Should you be worried? Nah. Though the 2 weeks thing is concerning, I highly doubt they just forgot.

As for the website, their host might be down, they could be doing site maintenance, lots and lots of possibilities. EDIT - didn't know about that ddos attack tho.


----------



## babucubes (May 6, 2015)

Cubeologist said:


> James said they they are under a ddos attack currently on their Facebook. So I would say that is what is causing the delays.



Wait, how did you find out, was there a vid? please send a link


----------



## Cubeologist (May 6, 2015)

It was on Cyoubx's friends.


----------



## JamesDanko (May 6, 2015)

So this won't affect shipping, correct?


----------



## AlexMaass (May 6, 2015)

OrangeCuber said:


> So this won't affect shipping, correct?



I don't know honestly, they might have a server that like gives the all the order information and etc that is being ddosed, so possibly.
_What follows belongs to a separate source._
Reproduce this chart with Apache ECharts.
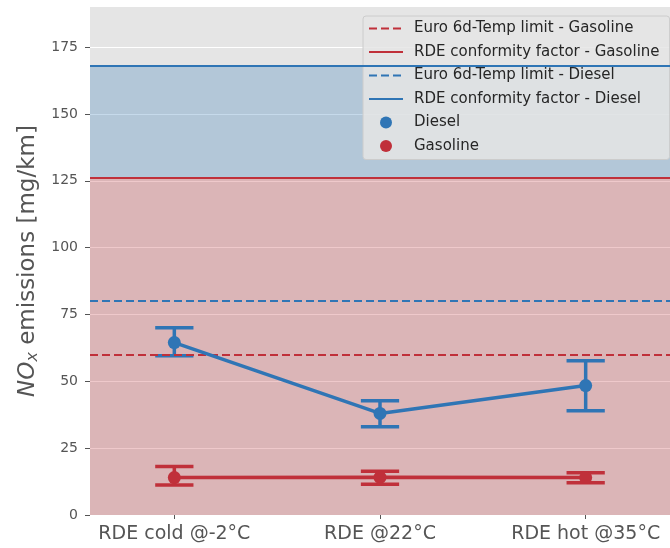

edit: I just realized I made a sticker order about right before the site went down last night. I have not gotten a confirmation email. D= good thing its only stickers


----------



## darckhitet (May 6, 2015)

I ordered 42 zhanchis and now i can't see my order because their page is down


----------



## QQW (May 8, 2015)

see title, I don't know when it's going to be back up

Please delete this thread when thecubicle.us is online again.


----------



## cashis (May 8, 2015)

chill out.


----------



## QQW (May 8, 2015)

I got interrupted in the middle of an order. T_T


----------



## theROUXbiksCube (May 8, 2015)

What if I have an order and it's shipped, will it still be trackable and stuff


----------



## Dyys (May 8, 2015)

Noo.. no... NOOOOOO


----------



## Animorpher13 (May 8, 2015)

w..w...what?


----------



## AlexMaass (May 8, 2015)

theROUXbiksCube said:


> What if I have an order and it's shipped, will it still be trackable and stuff



Only if you know the tracking number pretty much, I think the ddos might be affecting their system with all the orders and stuff and etc, so I have a feeling that orders will be really delayed.


----------



## Dyys (May 9, 2015)

DDoSed again


----------



## SpeedSkewber (May 21, 2015)

*Problems With TheCubicle.us*

I just wanted to know if anyone else has been having problems with Thecubicle such as your cart being randomly cleared or pages randomly reloading. Also another really concerning issue is the fact that no matter what deviece I view the website from, I get a notification of 'Your privacy is at risk' before I log in and whenever I look at my cart while logged in. And a few days ago TheCubicle went down and when you entered their site it would display an error message and a bunch of code. I just don't feel their site is really safe to go on right now and I HIGHLY RECOMMEND if you have a credit card attached to your account REMOVE IT. I think it would just be a good idea to steer clear from Thecubicle.us for a week, or at least until they acknowledge the fact that something was wrong on the website and it's been patched.


----------



## a cool guy (May 21, 2015)

Hi SpeedSkewber,

This is a cool guy from TheCubicle.us. I want to assure you that the website is working fine now. It is true that over the past week there might have been some minor visual glitches due to our recent migration to a new server. There were some compatibility issues due to the change in the PHP version, which we had to fix, but at no point was customer information or data security compromised in any way.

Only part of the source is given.